La notizia è di ieri e l’ho ricavata dalle pagine locali del quotidiano la Repubblica: “Il conservatorio contesta Mussi: non vogliamo quel direttore” (pag.V – 30/11/2007). Leggendo le due colonne riservate all’argomento si apprende che il ministro dell’Università e della Ricerca Scientifica Fabio Mussi (nella foto) “bypassando il risultato elettorale – o meglio, si legge, “non intendendo dargli ulteriore corso” intende consegnare il Tito Schipa a persona che “per opere compiute o per insegnamenti dati sia venuta in meritata fama di singolare perizia nella sua arte”. La scelta del ministro è caduta sul maestro Pierluigi Camicia, che a quanto mi consta non insegnerebbe nemmeno a Lecce, ma a Bari. Questa persona – scrive la giornalista di Repubblica, Laura Amorosi – non può essere la stessa scelta dai docenti-elettori (per inciso, si tratta del musicologo e critico musicale Antonio Farì).

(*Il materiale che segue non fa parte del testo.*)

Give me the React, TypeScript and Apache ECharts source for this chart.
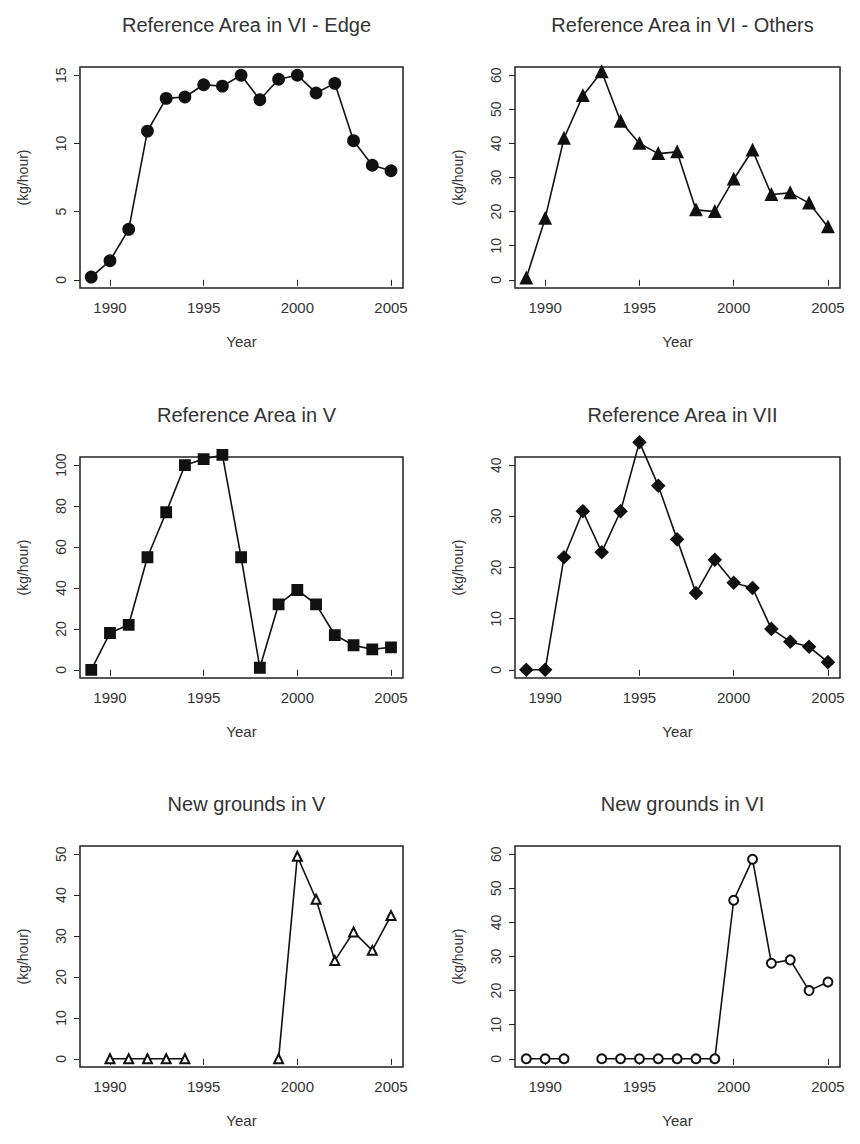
import React, { useEffect, useRef } from "react";
import * as echarts from "echarts";

const years = [1989, 1990, 1991, 1992, 1993, 1994, 1995, 1996, 1997, 1998, 1999, 2000, 2001, 2002, 2003, 2004, 2005];

const edgeVI = [0.2, 1.4, 3.7, 10.9, 13.3, 13.4, 14.3, 14.2, 15.0, 13.2, 14.7, 15.0, 13.7, 14.4, 10.2, 8.4, 8.0];
const othersVI = [0.5, 18, 41.5, 54, 61, 46.5, 40, 37, 37.5, 20.5, 20, 29.5, 38, 25, 25.5, 22.5, 15.5];
const areaV = [0, 18, 22, 55, 77, 100, 103, 105, 55, 1, 32, 39, 32, 17, 12, 10, 11];
const areaVII = [0, 0, 22, 31, 23, 31, 44.5, 36, 25.5, 15, 21.5, 17, 16, 8, 5.5, 4.5, 1.5];
const newV = [null, 0, 0, 0, 0, 0, null, null, null, null, 0, 49.5, 39, 24, 31, 26.5, 35];
const newVI = [0, 0, 0, null, 0, 0, 0, 0, 0, 0, 0, 46.5, 58.5, 28, 29, 20, 22.5];

const xTicks = [1990, 1995, 2000, 2005];

const panels = [
  { title: "Reference Area in VI - Edge", data: edgeVI, symbol: "circle", yMax: 15, yStep: 5 },
  { title: "Reference Area in VI - Others", data: othersVI, symbol: "triangle", yMax: 60, yStep: 10 },
  { title: "Reference Area in V", data: areaV, symbol: "rect", yMax: 100, yStep: 20 },
  { title: "Reference Area in VII", data: areaVII, symbol: "diamond", yMax: 40, yStep: 10 },
  { title: "New grounds in V", data: newV, symbol: "emptyTriangle", yMax: 50, yStep: 10 },
  { title: "New grounds in VI", data: newVI, symbol: "emptyCircle", yMax: 60, yStep: 10 },
];

const font = "Liberation Sans, Arial, sans-serif";
const textColor = "#333";

export default function App() {
  const ref = useRef<HTMLDivElement>(null);

  useEffect(() => {
    if (!ref.current) return;
    const chart = echarts.init(ref.current, null, { renderer: "svg" });

    const lefts = [80, 515];
    const widths = [323, 325];
    const tops = [67, 457, 846];
    const h = 221;

    const grids: any[] = [];
    const xAxes: any[] = [];
    const yAxes: any[] = [];
    const series: any[] = [];
    const titles: any[] = [];

    panels.forEach((p, i) => {
      const col = i % 2;
      const row = Math.floor(i / 2);
      grids.push({
        left: lefts[col], top: tops[row], width: widths[col], height: h,
        show: true, borderColor: "#222", borderWidth: 1.5, containLabel: false,
      });
      titles.push({
        text: p.title, left: lefts[col] + widths[col] / 2, top: tops[row] - 57, textAlign: "center",
        textStyle: { fontFamily: font, fontSize: 20, fontWeight: "normal", color: textColor },
      });
      const pad = p.yMax * 0.04;
      const yTicks: number[] = [];
      for (let v = 0; v <= p.yMax; v += p.yStep) yTicks.push(v);
      xAxes.push({
        type: "value", gridIndex: i, min: 1988.4, max: 2005.64,
        name: "Year", nameLocation: "middle", nameGap: 46,
        nameTextStyle: { fontFamily: font, fontSize: 15, color: textColor },
        axisLine: { show: false }, splitLine: { show: false },
        axisTick: { show: true, inside: false, length: 6, customValues: xTicks, lineStyle: { color: "#222" } },
        axisLabel: { customValues: xTicks, formatter: (v: number) => String(v), fontFamily: font, fontSize: 15, color: textColor, margin: 12 },
      });
      yAxes.push({
        type: "value", gridIndex: i, min: -pad, max: p.yMax + pad,
        name: "(kg/hour)", nameLocation: "middle", nameGap: 50,
        nameTextStyle: { fontFamily: font, fontSize: 14, color: textColor },
        axisLine: { show: false }, splitLine: { show: false },
        axisTick: { show: true, length: 6, customValues: yTicks, lineStyle: { color: "#222" } },
        axisLabel: { customValues: yTicks, formatter: (v: number) => String(v), rotate: 90, fontFamily: font, fontSize: 14, color: textColor, margin: 12 },
      });
      series.push({
        type: "line", xAxisIndex: i, yAxisIndex: i,
        data: years.map((y, k) => [y, p.data[k]]),
        connectNulls: false,
        clip: false,
        symbol: p.symbol, symbolSize: p.symbol === "rect" ? 10 : p.symbol === "diamond" ? 12 : p.symbol.startsWith("empty") ? 9 : 11,
        showAllSymbol: true,
        lineStyle: { color: "#111", width: 1.6 },
        itemStyle: { color: "#111", borderColor: "#111", borderWidth: 1.8 },
      });
    });

    chart.setOption({
      animation: false,
      backgroundColor: "#fff",
      title: titles,
      grid: grids,
      xAxis: xAxes,
      yAxis: yAxes,
      series,
    });

    return () => chart.dispose();
  }, []);

  return <div ref={ref} style={{ position: "absolute", left: 0, top: 0, width: 860, height: 1144 }} />;
}
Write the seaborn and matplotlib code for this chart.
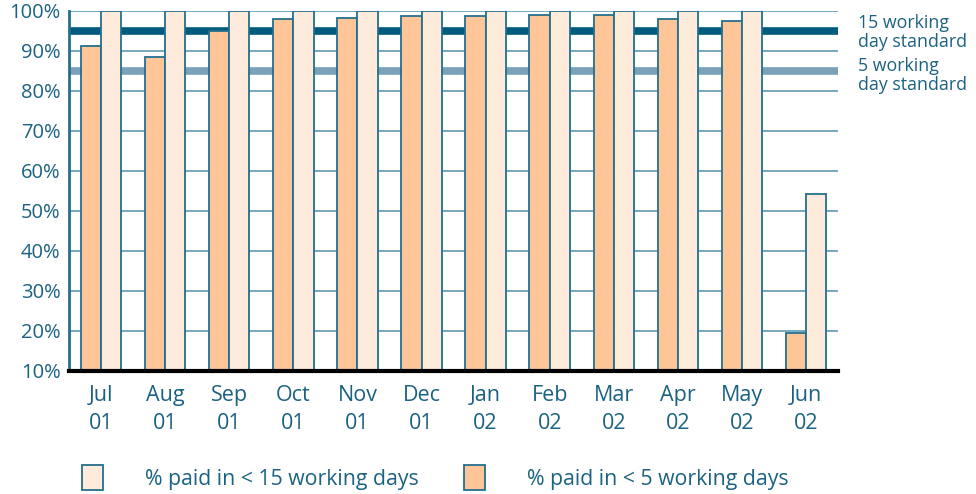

La motivazione? La necessità di dotare il conservatorio salentino di un direttore che sappia affrontarne la fase di evoluzione e transizione e il notevole impegno gestionale che comporta, anche in seguito all’accorpamento dell’istituto musicale di Ceglie Messapica.
In poche parole, ci vuole una guida che sia in sintonia con “il profondo rinnovamento in atto del sistema dell’alta formazione artistica, musicale e coreutica”, spiega ancora Mussi.
A Lecce pare siano davvero inviperiti per questa intromissione del ministro nell’autonomia stessa del conservatorio e gli hanno praticamente “dichiarato guerra”.
“Nulla quaestio”, s’intende, sulle riconosciute qualità e competenze del maestro Camicia, già vicedirettore del Conservatorio Piccinni di Bari, oltre che docente e pianista di valore indiscusso, ma sulla procedura adottata e le argomentazioni avallate a sostegno di essa.
La riflessione che viene spontanea è la seguente: la discrezionalità di un ministro è tale da poter ignorare la legittima scelta di un intero conservatorio e imporne al contrario una propria? Parrebbe proprio di sì.
A questo punto - verrebbe da pensare – chi può essere più così sicuro, una volta eletto legittimamente direttore di un conservatorio, di non trovarsi un domani di fronte ad un diktat ministeriale perché non risponderebbe ai requisiti necessari. E ancora: perché lo stesso ministro non ha avanzato ben prima delle elezioni del direttore del conservatorio leccese le sue perplessità – visto che ne aveva senz’altro già prima dell'elezione - sulla candidatura del maestro Farì?
La gravità di quanto accaduto a Lecce sta anche nel fatto che la stessa “imbarazzante” situazione potrebbe ripetersi - oggi, domani e dopodomani - anche in altri conservatorî (Bari, Foggia, Napoli, Roma, Milano, Torino, Parma eccetera, eccetera) capovolgendo i verdetti dei docenti-elettori con motivazioni discrezionali del ministro Mussi o di chi per lui.
Dov’è finita allora la cosiddetta (a questo punto, solo presunta) autonomia dei conservatorî di musica? Aspetto naturalmente i vostri commenti.